__What is required__
Omit pictures and quote the listing below line by line, from its start through the line that holds "const weeks: string[]".

__Stored data__
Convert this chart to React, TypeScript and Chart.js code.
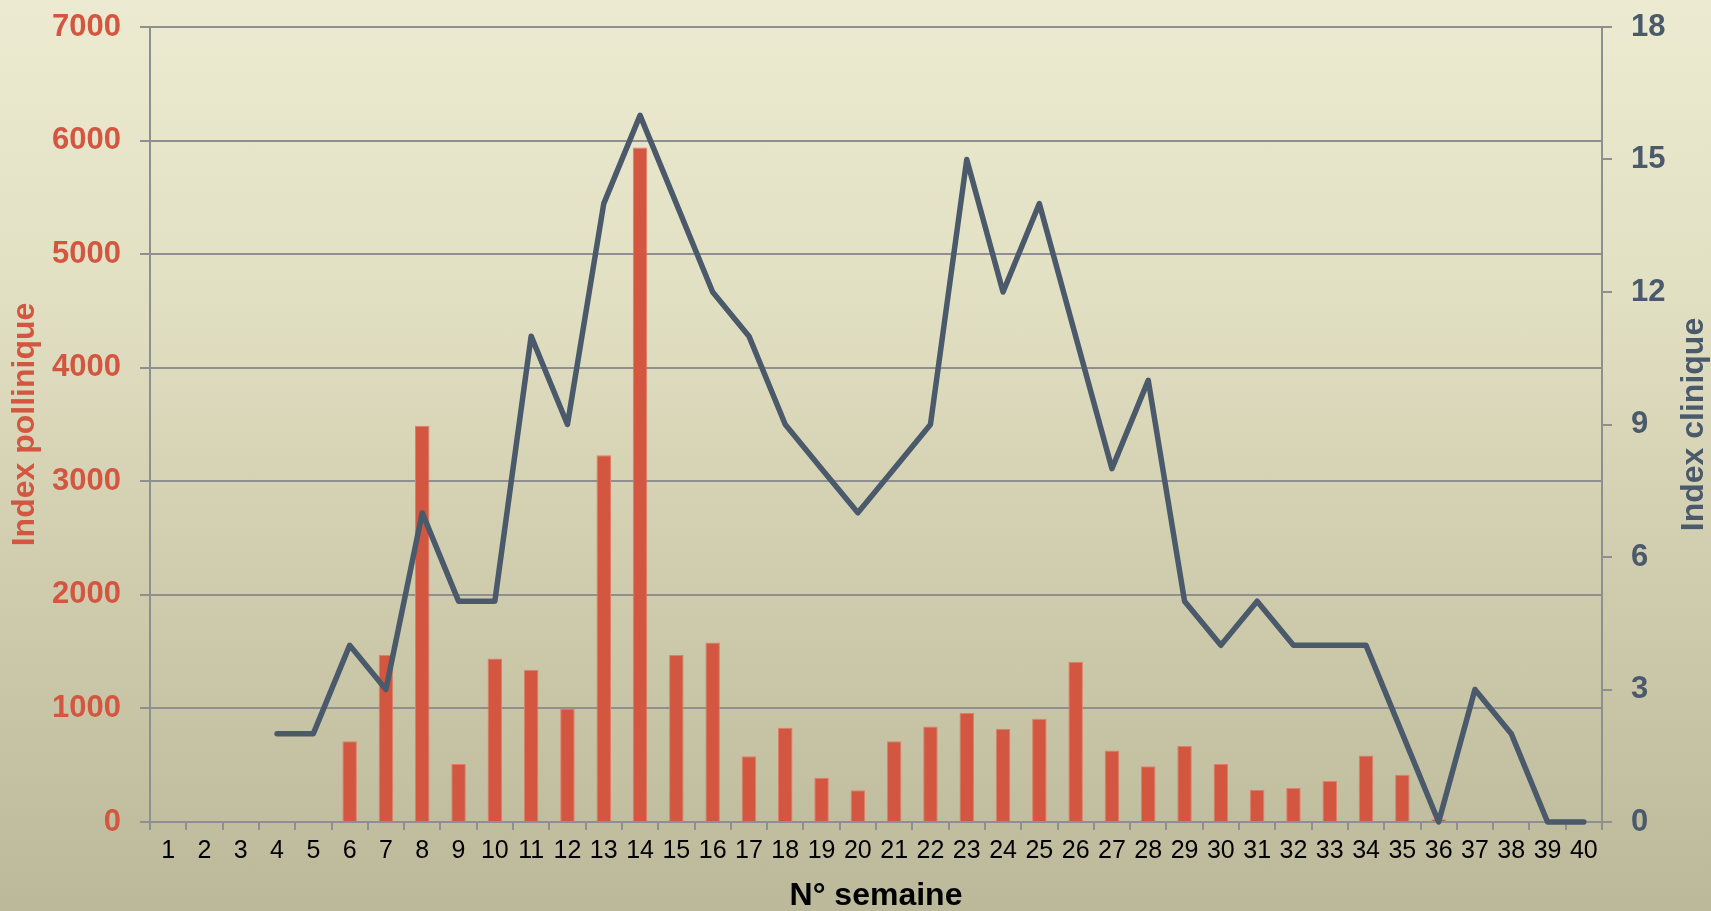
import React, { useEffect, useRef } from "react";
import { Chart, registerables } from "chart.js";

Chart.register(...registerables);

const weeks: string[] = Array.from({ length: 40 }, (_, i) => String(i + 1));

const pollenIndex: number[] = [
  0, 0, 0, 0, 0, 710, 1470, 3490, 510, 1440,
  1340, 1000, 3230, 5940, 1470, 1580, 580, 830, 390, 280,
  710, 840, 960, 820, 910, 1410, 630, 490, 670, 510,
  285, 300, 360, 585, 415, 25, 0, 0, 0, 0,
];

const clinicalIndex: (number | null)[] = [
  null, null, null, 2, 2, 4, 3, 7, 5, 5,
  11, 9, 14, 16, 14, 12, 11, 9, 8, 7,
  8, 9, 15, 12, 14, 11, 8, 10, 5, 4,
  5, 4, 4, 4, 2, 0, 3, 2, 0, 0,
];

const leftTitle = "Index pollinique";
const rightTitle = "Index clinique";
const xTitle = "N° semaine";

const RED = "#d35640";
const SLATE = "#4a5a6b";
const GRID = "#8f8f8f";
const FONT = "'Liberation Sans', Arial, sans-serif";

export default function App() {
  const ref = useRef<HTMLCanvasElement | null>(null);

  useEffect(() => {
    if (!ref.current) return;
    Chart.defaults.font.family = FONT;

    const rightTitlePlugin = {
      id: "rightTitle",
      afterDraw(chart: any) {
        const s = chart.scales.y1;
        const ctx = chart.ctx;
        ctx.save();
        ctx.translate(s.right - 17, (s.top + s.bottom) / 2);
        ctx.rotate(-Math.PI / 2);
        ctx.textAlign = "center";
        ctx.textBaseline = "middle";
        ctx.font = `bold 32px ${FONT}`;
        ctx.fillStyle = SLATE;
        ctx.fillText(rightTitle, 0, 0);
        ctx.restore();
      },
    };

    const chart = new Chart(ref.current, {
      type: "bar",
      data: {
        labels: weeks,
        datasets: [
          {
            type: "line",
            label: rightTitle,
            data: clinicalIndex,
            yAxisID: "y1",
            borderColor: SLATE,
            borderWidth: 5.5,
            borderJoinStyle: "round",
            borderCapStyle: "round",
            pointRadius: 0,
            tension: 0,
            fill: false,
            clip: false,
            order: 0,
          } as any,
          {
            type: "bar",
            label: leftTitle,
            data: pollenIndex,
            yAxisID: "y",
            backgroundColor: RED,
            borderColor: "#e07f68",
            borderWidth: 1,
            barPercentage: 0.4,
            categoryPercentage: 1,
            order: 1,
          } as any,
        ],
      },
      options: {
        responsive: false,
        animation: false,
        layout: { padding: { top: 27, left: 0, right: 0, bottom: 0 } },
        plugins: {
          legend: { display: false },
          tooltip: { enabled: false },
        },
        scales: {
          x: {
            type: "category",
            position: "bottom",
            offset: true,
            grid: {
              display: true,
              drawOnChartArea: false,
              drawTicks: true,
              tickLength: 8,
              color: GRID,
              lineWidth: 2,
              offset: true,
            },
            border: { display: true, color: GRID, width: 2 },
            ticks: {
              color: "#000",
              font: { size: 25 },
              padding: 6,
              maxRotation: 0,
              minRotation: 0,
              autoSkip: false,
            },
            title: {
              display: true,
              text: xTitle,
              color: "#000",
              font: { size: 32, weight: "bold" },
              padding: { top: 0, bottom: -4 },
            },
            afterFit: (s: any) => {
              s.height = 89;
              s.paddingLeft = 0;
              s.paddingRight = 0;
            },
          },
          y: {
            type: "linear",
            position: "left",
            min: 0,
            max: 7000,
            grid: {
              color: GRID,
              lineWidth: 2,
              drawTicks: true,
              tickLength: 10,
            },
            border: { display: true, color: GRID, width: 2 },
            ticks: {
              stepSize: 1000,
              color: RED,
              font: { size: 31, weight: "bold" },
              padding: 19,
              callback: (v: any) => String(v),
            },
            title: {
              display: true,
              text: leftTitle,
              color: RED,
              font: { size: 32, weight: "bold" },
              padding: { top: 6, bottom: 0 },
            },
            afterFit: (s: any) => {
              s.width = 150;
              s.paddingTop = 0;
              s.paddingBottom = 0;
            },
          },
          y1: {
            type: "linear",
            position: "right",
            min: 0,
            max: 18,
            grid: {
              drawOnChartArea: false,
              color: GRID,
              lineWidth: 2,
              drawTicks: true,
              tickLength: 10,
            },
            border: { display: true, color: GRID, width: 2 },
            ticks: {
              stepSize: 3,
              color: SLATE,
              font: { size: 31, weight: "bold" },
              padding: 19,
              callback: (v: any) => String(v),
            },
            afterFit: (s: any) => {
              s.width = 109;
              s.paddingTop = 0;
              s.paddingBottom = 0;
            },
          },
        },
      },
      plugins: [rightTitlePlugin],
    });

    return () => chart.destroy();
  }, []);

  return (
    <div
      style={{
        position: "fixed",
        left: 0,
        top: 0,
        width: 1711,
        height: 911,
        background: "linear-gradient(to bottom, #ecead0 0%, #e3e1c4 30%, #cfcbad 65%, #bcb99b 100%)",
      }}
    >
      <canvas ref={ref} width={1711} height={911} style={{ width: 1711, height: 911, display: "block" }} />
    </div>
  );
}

__Exercise output__
Convert this chart to React, TypeScript and Chart.js code.
import React, { useEffect, useRef } from "react";
import { Chart, registerables } from "chart.js";

Chart.register(...registerables);

const weeks: string[] = Array.from({ length: 40 }, (_, i) => String(i + 1));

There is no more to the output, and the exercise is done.